Last week, Ferraro was also unlike the other bowlers in the way he rose above them. He was nobody's favorite to win the Firestone, and while there were many turning points in the 49 games he bowled, the key frame was the first one in Saturday's final game. He opened with a 2-10 split that he failed to convert and followed that with a spare in the second frame. Meanwhile, Westlake had won his way into the championship by bombing defending champion Del Ballard in a sudden-death semifinal game, rolling nine strikes with his last 10 balls. He started the final with two more strikes. Ferraro looked DOA until the fourth frame, when he moved his starting position two boards (two inches) to the right to improve his angle. Presto! He rolled five straight strikes while Westlake got only two. Westlake still had a mathematical—though no real—chance to win until the ninth frame, when his try for the spare left the 4-pin standing.
It was a remarkable comeback for Ferraro after his awful start. "If your mental game isn't right, it can play tricks on you," he said. Ferraro knows about perseverance. In his eleven years on the PBA tour, he has finished second in seven tournaments, five of them last year.
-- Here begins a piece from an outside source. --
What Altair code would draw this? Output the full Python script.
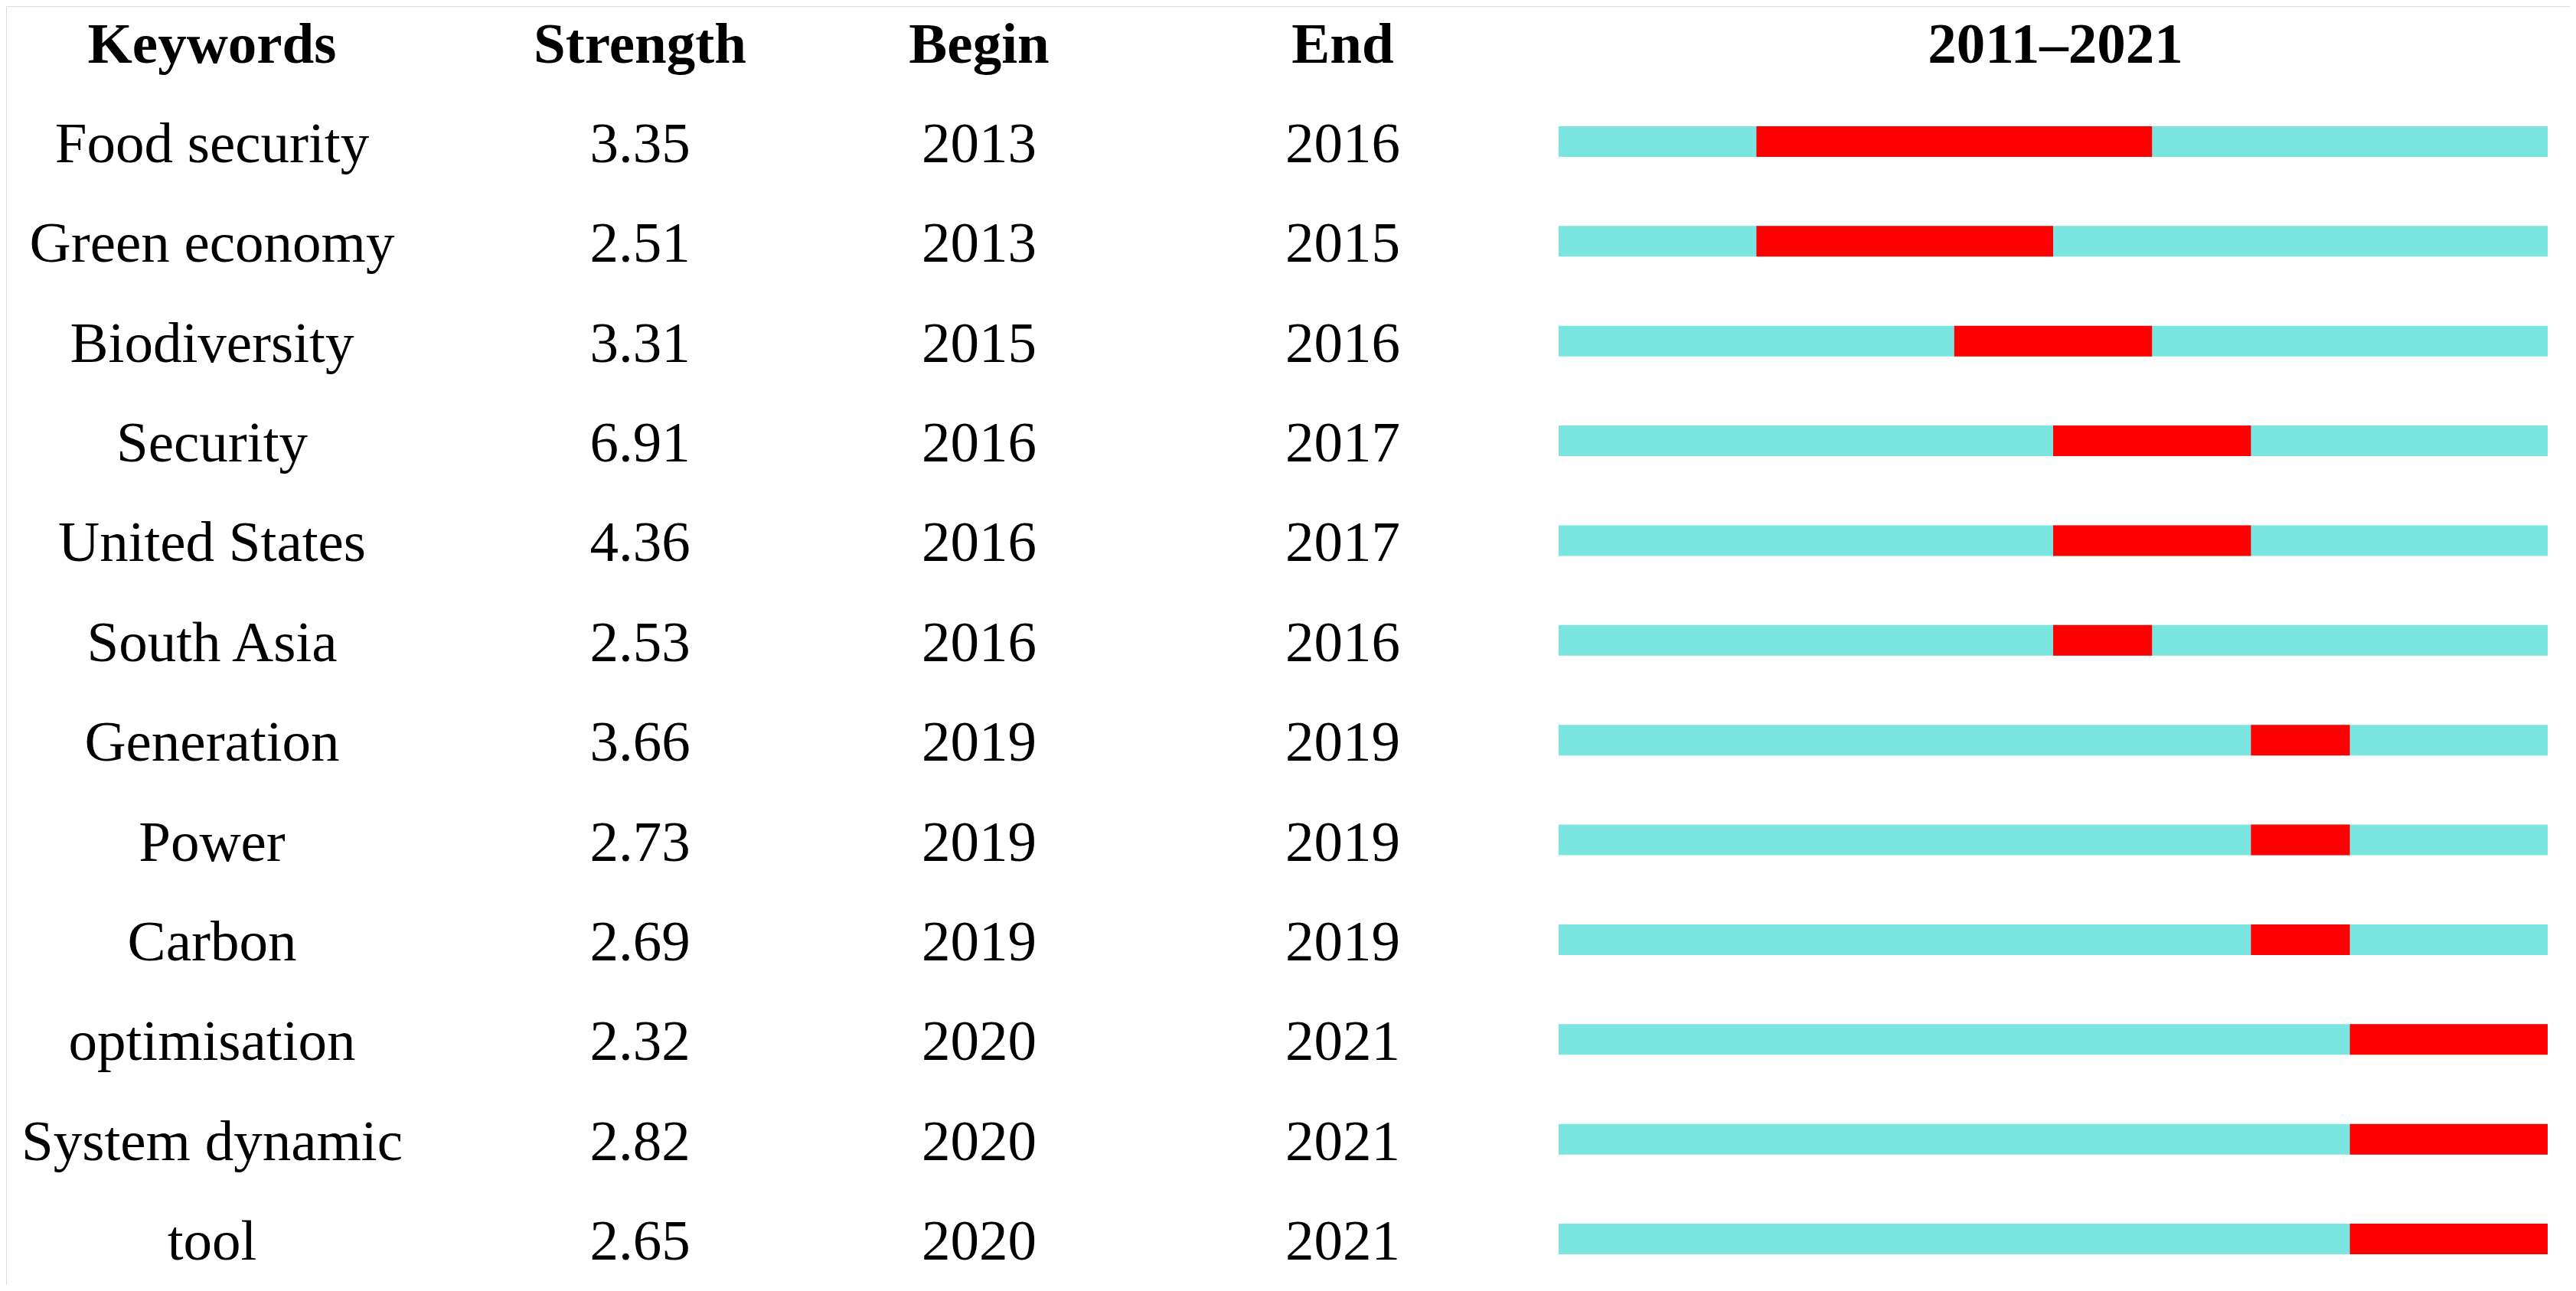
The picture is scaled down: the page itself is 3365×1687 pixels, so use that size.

Ferraro's win at Fairlawn was a milestone in a bowling career that began when he was two. The game was his first love-after all, he didn't have to go on tour to play then—and by the time he was four, he had rolled a 156. Practice was never a problem for young Dave, who bowled every day at the Bowlerama, which the Ferraros then owned in Kingston. Although Dave's father trained and raced harness horses at Monticello and Saratoga raceways for 18 years, hay fever distanced Dave from the horses.
Nothing short of tour riches will distance him from his family, though. The Ferraro clan—Dave's parents, Jack and Lorraine; his brother, Steve, and his family; and his maternal grandmother—live in separate houses on a six-acre piece of property the family calls Ferraro Hill. A couple of times a week, the clan gathers to eat dinner at one of the houses, everyone waving their hands and talking at the same time. "My grandfather was one of 21 children," Ferraro says, "and there was a feud about something. My dad said he'll never let that happen to us. The basic theory is that a family that eats pasta together, sticks together."
Ferraro says his bowling career will never become a wedge in family unity. Still, he reluctantly boarded a plane to Reno on Sunday, heading for the next stop On the tour. "I sure wish I was going home," he said, wistfully.